Five of the largest U.S. banks—Bank of America, JPMorgan Chase, Citibank, Morgan Stanley, and Goldman Sachs—in March 2021 had a total of $77.8 billion invested in Chinese equities and bonds. In the case of Goldman Sachs, its holdings in China outstripped the amount of U.S. taxpayer money it received as a bailout in the 2008 and 2009 financial crisis. With Citibank and JPMorgan Chase investing $21.8 billion and $21.2 billion in China, respectively, their holdings could soon outweigh the lofty $25 billion bailouts both banks received in 2008.

Some of these financial institutions were recently burned by Xi’s surprise crackdown on Chinese technology and tutoring companies, in particular Goldman Sachs and Morgan Stanley. Both banks held substantial stakes in Chinese tutoring companies. Morgan Stanley saw its shares in two Chinese tutoring companies lose $3.7 billion of their value as a result of the Chinese Communist Party’s whims.

Undeterred and off the back of being granted approval to take full ownership of its joint-investment arm in China, Goldman Sachs has advised its investors to buy up Chinese equities as a hedge against the global instability caused by the crisis in Ukraine, including Chinese defense stocks.

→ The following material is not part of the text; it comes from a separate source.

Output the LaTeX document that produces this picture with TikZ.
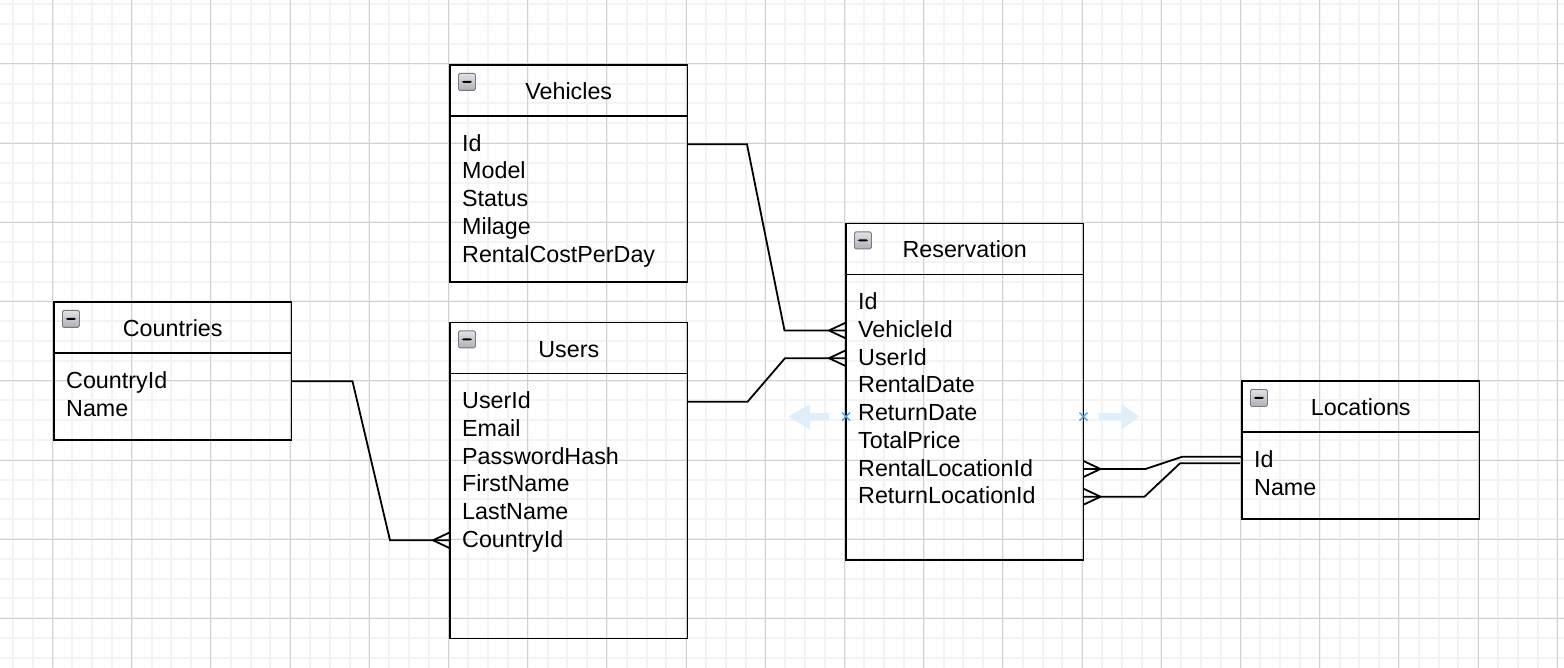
\documentclass[tikz,border=0pt]{standalone}
\usepackage{fontspec}
\setmainfont{Liberation Sans}
\usetikzlibrary{calc}
\definecolor{gridminor}{RGB}{243,243,243}
\definecolor{gridmajor}{RGB}{208,208,208}
\definecolor{hintblue}{RGB}{222,238,250}
\definecolor{markblue}{RGB}{70,165,235}
\definecolor{iconlight}{RGB}{225,225,230}
\definecolor{icondark}{RGB}{175,175,182}
\definecolor{iconedge}{RGB}{120,120,130}
\newcommand\ERtable[6]{%
  \node[tbl,minimum height=#4pt] (#1) at (#2,#3) {};
  \draw[conn] ([yshift=-51pt]#1.north west) -- ([yshift=-51pt]#1.north east);
  \node[icon] (#1-icon) at ([xshift=8pt,yshift=-8pt]#1.north west) {};
  \node[tabletitle] (#1-title) at ([yshift=-34.5pt]#1.north) {#5};
  \foreach \t [count=\i] in {#6}
    \node[fieldrow] (#1-\i) at ([xshift=12pt,yshift={-(86.3+27.7*(\i-1))*1pt}]#1.north west) {\t};
}
\begin{document}
\begin{tikzpicture}[x=1pt,y=-1pt,
  font=\fontsize{23.3}{27.7}\selectfont,
  tbl/.style={draw=black,line width=1.9pt,rectangle,inner sep=0pt,outer sep=0pt,anchor=north west,minimum width=237.5pt},
  tabletitle/.style={anchor=base,inner sep=0pt},
  fieldrow/.style={anchor=base west,inner sep=0pt,text height=17pt,text depth=3pt},
  conn/.style={draw=black,line width=1.8pt},
  icon/.style={anchor=north west,rectangle,rounded corners=1.5pt,minimum size=17pt,inner sep=0pt,draw=iconedge,line width=0.8pt,top color=iconlight,bottom color=icondark,
    path picture={\fill[black] ([xshift=-5pt,yshift=-1pt]path picture bounding box.center) rectangle ([xshift=5pt,yshift=1pt]path picture bounding box.center);}},
  crowR/.pic={\draw[conn] (-17,0) -- (0,-8) (-17,0) -- (0,8);},
  crowL/.pic={\draw[conn] (17,0) -- (0,-8) (17,0) -- (0,8);},
  gminor/.style={draw=gridminor,line width=2pt},
  gmajor/.style={draw=gridmajor,line width=1pt},
]
\useasboundingbox (0,0) rectangle (1564,668);
\fill[white] (0,0) rectangle (1564,668);
% grid
\foreach \k in {0,...,78} \draw[gminor] (12.9+19.8*\k,0) -- (12.9+19.8*\k,668);
\foreach \k in {0,...,33} \draw[gminor] (0,4.4+19.8*\k) -- (1564,4.4+19.8*\k);
\foreach \k in {0,...,19} \draw[gmajor] (52.5+79.2*\k,0) -- (52.5+79.2*\k,668);
\foreach \k in {0,...,7} \draw[gmajor] (0,64+79.2*\k) -- (1564,64+79.2*\k);

% tables
\ERtable{veh}{450}{65}{217}{Vehicles}{Id,Model,Status,Milage,RentalCostPerDay}
\ERtable{cty}{54}{302}{138}{Countries}{CountryId,Name}
\ERtable{usr}{450}{322.5}{316}{Users}{UserId,Email,PasswordHash,FirstName,LastName,CountryId}
\ERtable{res}{846}{223.5}{336.5}{Reservation}{Id,VehicleId,UserId,RentalDate,ReturnDate,TotalPrice,RentalLocationId,ReturnLocationId}
\ERtable{loc}{1242}{381}{138}{Locations}{Id,Name}

% connectors
\draw[conn] (veh.east |- veh-1.west) -- ++(59.5,0) -- ($(res.west |- res-2.west)+(-61.5,0)$) -- (res.west |- res-2.west);
\path (res.west |- res-2.west) pic {crowR};
\draw[conn] (usr.east |- usr-1.west) -- ++(60,0) -- ($(res.west |- res-3.west)+(-61,0)$) -- (res.west |- res-3.west);
\path (res.west |- res-3.west) pic {crowR};
\draw[conn] (cty.east |- cty-1.west) -- ++(61,0) -- ($(usr.west |- usr-6.west)+(-60,0)$) -- (usr.west |- usr-6.west);
\path (usr.west |- usr-6.west) pic {crowR};
\draw[conn] (res.east |- res-7.west) -- ++(62,0) -- ($(loc.west |- loc-1.west)+(-60,-3.5)$) -- ($(loc.west |- loc-1.west)+(0,-3.5)$);
\path (res.east |- res-7.west) pic {crowL};
\draw[conn] (res.east |- res-8.west) -- ++(61,0) -- ($(loc.west |- loc-1.west)+(-62,3)$) -- ($(loc.west |- loc-1.west)+(-2,3)$);
\path (res.east |- res-8.west) pic {crowL};

% hover hints
\coordinate (hintL) at ($(res.north west)+(0,193.2)$);
\coordinate (hintR) at ($(res.north east)+(0,193.2)$);
\begin{scope}[shift={(hintL)}]
  \fill[hintblue] (-17,-3.7) -- (-36,-3.7) -- (-36,-12.5) -- (-58,0) -- (-36,12.5) -- (-36,3.7) -- (-17,3.7) -- cycle;
  \draw[markblue,line width=1.4pt] (-4,-4) -- (4,4) (-4,4) -- (4,-4);
\end{scope}
\begin{scope}[shift={(hintR)}]
  \fill[hintblue] (15,-3.7) -- (38,-3.7) -- (38,-12.5) -- (56,0) -- (38,12.5) -- (38,3.7) -- (15,3.7) -- cycle;
  \draw[markblue,line width=1.4pt] (-4,-4) -- (4,4) (-4,4) -- (4,-4);
\end{scope}
\end{tikzpicture}
\end{document}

The same institutions that prompted the global financial crisis have lost money investing in China and failed to see the Russian war coming despite all the warnings now calling on greater exposure to Chinese equities and bonds. It should not be lost on the public, lawmakers, and regulators, who must use Putin’s war in Ukraine as a much-needed wake-up call about the vulnerabilities and risks associated with exposure to markets controlled by authoritarian governments.

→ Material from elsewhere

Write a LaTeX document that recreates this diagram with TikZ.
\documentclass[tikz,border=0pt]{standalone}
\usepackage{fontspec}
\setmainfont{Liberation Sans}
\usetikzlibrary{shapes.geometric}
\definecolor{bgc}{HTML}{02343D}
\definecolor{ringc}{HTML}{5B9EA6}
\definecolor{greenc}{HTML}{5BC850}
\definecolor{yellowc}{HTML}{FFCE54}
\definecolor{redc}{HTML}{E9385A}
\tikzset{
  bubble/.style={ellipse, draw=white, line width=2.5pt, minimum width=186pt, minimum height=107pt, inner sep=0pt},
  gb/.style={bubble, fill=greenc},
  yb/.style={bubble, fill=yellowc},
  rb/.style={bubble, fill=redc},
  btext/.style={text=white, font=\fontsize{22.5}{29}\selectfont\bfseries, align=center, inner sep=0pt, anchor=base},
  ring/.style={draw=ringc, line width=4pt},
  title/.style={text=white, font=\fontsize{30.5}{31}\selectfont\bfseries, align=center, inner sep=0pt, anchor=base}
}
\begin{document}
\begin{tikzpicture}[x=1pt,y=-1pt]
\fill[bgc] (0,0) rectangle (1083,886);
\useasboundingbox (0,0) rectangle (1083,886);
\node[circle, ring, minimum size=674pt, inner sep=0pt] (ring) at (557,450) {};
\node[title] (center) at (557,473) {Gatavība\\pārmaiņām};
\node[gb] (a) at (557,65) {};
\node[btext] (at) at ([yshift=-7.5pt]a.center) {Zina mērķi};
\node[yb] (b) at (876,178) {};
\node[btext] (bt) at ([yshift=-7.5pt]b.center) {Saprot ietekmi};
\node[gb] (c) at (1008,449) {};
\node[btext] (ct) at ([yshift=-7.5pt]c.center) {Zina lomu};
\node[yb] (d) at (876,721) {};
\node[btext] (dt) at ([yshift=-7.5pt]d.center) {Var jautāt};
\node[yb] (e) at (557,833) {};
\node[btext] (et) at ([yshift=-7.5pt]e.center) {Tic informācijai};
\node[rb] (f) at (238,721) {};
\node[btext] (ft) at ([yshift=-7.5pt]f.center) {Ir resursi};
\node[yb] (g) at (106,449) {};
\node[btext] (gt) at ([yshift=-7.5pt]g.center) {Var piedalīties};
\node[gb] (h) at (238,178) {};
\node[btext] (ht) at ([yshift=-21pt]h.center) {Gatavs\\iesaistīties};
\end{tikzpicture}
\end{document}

They may not be able to realize—or acknowledge—their mistakes. But the public and officials should. The sad truth is that many of these financial institutions that were not predicting effective, coordinated Western sanctions on Russia let alone a military invasion are so heavily exposed to Chinese markets that many would struggle to survive if the West showed a similar backbone against an invasion of Taiwan. It’s for that reason that the financial sector downplays warnings about Chinese risk—and seeks to quash or water down measures taken against China over its current atrocities. That is why lawmakers must look seriously at regulating and limiting financial exposure to markets controlled by authoritarian governments.

In the weeks and months ahead, there will be a movement among these same investors to repair Xi and China’s reputation—especially if Beijing tries to present itself as an honest broker when it comes to establishing peace between Russia and Ukraine.

Such overtures must be opposed. As Xi has demonstrated in the last two years, China is more than willing to upend international rules, break treaties, and (where necessary) use force to meet its territorial ambitions. For investors, the global economy, and ordinary members of the public, this poses the greatest risk yet.